How to Set Yourself up for Success
A support team is essential, but it starts with yourself.
Asking questions is right up there with support. It doesn’t matter if you’re in the pre- or post-op stage—just ask questions.
Luke, who is still coming to terms with his procedure, understands this concept well. "Now, I see that I needed more counseling before surgery. The team was great, don’t get me wrong. It was me. I never really asked questions or expressed concerns, and I’ve been struggling with compliance for the past two years [since surgery]", he says. "I constantly don’t feel well, but I know it’s on me to focus on habits. Sometimes, I wonder if I should have just waited first."
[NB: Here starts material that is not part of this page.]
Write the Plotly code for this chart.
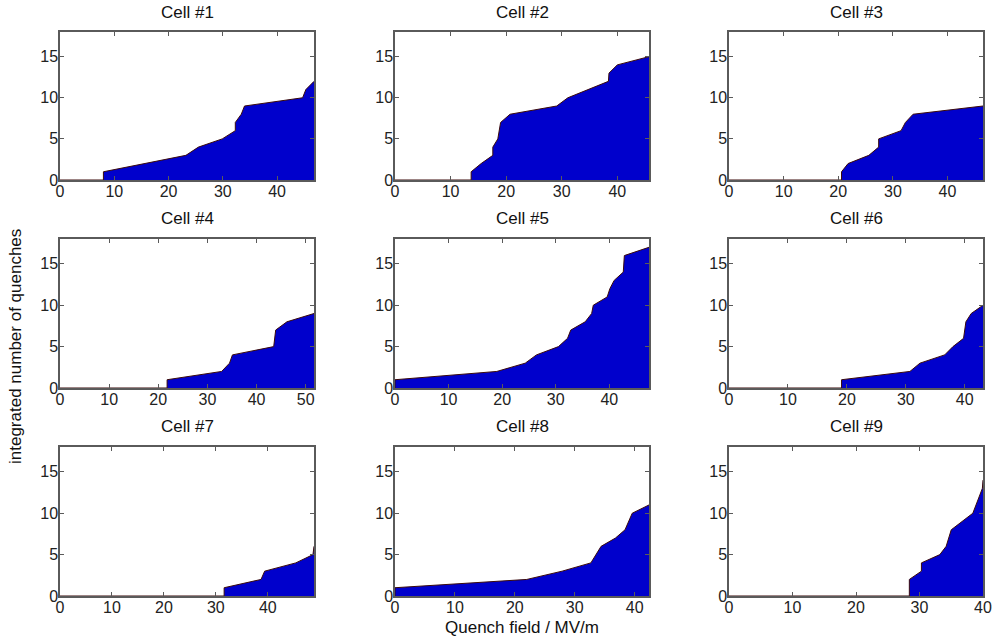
import plotly.graph_objects as go

# ---- data ----
titles = ["Cell #1", "Cell #2", "Cell #3", "Cell #4", "Cell #5",
          "Cell #6", "Cell #7", "Cell #8", "Cell #9"]

cell1_x = [0, 8.0, 8.0, 23.2, 25.5, 29.9, 32.3, 32.3, 33.4, 34.0, 44.7, 45.3, 46.8]
cell1_y = [0, 0, 1, 3, 4, 5, 6, 7, 8, 9, 10, 11, 12]

cell2_x = [0, 13.7, 13.7, 15.5, 17.6, 17.6, 18.5, 19.0, 20.7, 29.1, 31.1, 38.4, 38.5, 40.0, 45.7]
cell2_y = [0, 0, 1, 2, 3, 4, 5, 7, 8, 9, 10, 12, 13, 14, 15]

cell3_x = [0, 20.6, 20.6, 21.8, 25.6, 27.4, 27.4, 31.5, 32.3, 33.7, 46.5]
cell3_y = [0, 0, 1, 2, 3, 4, 5, 6, 7, 8, 9]

cell4_x = [0, 21.8, 21.8, 32.9, 34.5, 35.1, 43.5, 43.9, 46.2, 51.7]
cell4_y = [0, 0, 1, 2, 3, 4, 5, 7, 8, 9]

cell5_x = [0, 0, 19.0, 24.3, 26.4, 30.5, 32.2, 32.8, 35.5, 36.7, 37.0, 39.6, 40.1, 40.9, 42.6, 42.8, 47.4]
cell5_y = [0, 1, 2, 3, 4, 5, 6, 7, 8, 9, 10, 11, 12, 13, 14, 16, 17]

cell6_x = [0, 19.1, 19.1, 30.7, 32.4, 36.6, 38.0, 39.8, 40.2, 41.1, 43.1]
cell6_y = [0, 0, 1, 2, 3, 4, 5, 6, 8, 9, 10]

cell7_x = [0, 31.6, 31.6, 38.7, 39.4, 45.4, 48.7, 48.9]
cell7_y = [0, 0, 1, 2, 3, 4, 5, 6]

cell8_x = [0, 0, 22.0, 27.9, 32.7, 34.4, 36.8, 38.4, 39.6, 42.4]
cell8_y = [0, 1, 2, 3, 4, 6, 7, 8, 10, 11]

cell9_x = [0, 28.4, 28.4, 30.3, 30.3, 33.2, 34.2, 35.0, 38.4, 39.4, 39.9, 40.0]
cell9_y = [0, 0, 2, 3, 4, 5, 6, 8, 10, 12, 13, 14]

y_ticks = [0, 5, 10, 15]
y_max = 18
x_label = "Quench field / MV/m"
y_label = "integrated number of quenches"

cells_x = [cell1_x, cell2_x, cell3_x, cell4_x, cell5_x, cell6_x, cell7_x, cell8_x, cell9_x]
cells_y = [cell1_y, cell2_y, cell3_y, cell4_y, cell5_y, cell6_y, cell7_y, cell8_y, cell9_y]

# ---- layout geometry (pixels in a 995x641 canvas) ----
W, H = 995, 641
col_px = [(60, 314), (395, 649), (729, 983)]
row_px = [(32, 180), (239, 388), (447, 596)]

FONT = "Liberation Sans, Arial, Helvetica, sans-serif"
AXC = "#5a5a5a"

fig = go.Figure()
annotations = []
layout_axes = {}

for i in range(9):
    r, c = divmod(i, 3)
    n = i + 1
    xa = "x" if n == 1 else f"x{n}"
    ya = "y" if n == 1 else f"y{n}"
    fig.add_trace(go.Scatter(
        x=cells_x[i], y=cells_y[i], mode="lines",
        fill="tozeroy", fillcolor="#0000CC",
        line=dict(color="#3a0a0a", width=1),
        xaxis=xa, yaxis=ya, showlegend=False, hoverinfo="x+y",
    ))
    x0, x1 = col_px[c]
    t, b = row_px[r]
    xd = [x0 / W, x1 / W]
    yd = [1 - b / H, 1 - t / H]
    common = dict(
        showline=True, linecolor=AXC, linewidth=1.5, mirror="ticks",
        ticks="inside", ticklen=4, tickwidth=1, tickcolor=AXC,
        showgrid=False, zeroline=False, automargin=False,
        tickfont=dict(family=FONT, size=16, color="#222"),
    )
    layout_axes["xaxis" if n == 1 else f"xaxis{n}"] = dict(
        domain=xd, range=[0, max(cells_x[i])], tick0=0, dtick=10,
        anchor=ya, ticklabelstandoff=-4, **common)
    layout_axes["yaxis" if n == 1 else f"yaxis{n}"] = dict(
        domain=yd, range=[0, y_max], tickvals=y_ticks,
        anchor=xa, ticklabelstandoff=-3, **common)
    annotations.append(dict(
        text=titles[i], x=(xd[0] + xd[1]) / 2, y=yd[1], xref="paper", yref="paper",
        xanchor="center", yanchor="middle", yshift=20, showarrow=False,
        font=dict(family=FONT, size=17, color="#111")))

annotations.append(dict(
    text=x_label, x=522 / W, y=1 - 627 / H, xref="paper", yref="paper",
    xanchor="center", yanchor="middle", showarrow=False,
    font=dict(family=FONT, size=17, color="#111")))
annotations.append(dict(
    text=y_label, x=15 / W, y=1 - 347 / H, xref="paper", yref="paper",
    xanchor="center", yanchor="middle", textangle=-90, showarrow=False,
    font=dict(family=FONT, size=17, color="#111")))

fig.update_layout(
    width=W, height=H, margin=dict(l=0, r=0, t=0, b=0),
    paper_bgcolor="white", plot_bgcolor="white",
    annotations=annotations, **layout_axes)

fig.write_html(
    "out.html",
    config={"displayModeBar": False},
    post_script="document.body.style.margin='0';document.body.style.overflow='hidden';",
)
Once you decide to have surgery, you’ll have to work harder than ever before. And as long as you put in the work, it can be a life-saving tool in the face of the comorbidities of obesity.
"Long-term weight loss for any of us will only come from changing our habits and the way we think about food and exercise," explains Roden. "Eat to live, not live to eat!"
Brianna echoes a similar thought. "Having a smaller stomach won't keep your car from driving to a fast food restaurant or eating absolute junk. It won't wake you up at 5:45 a.m. to go to the gym, and it won't portion out your food for you." That’s all on you.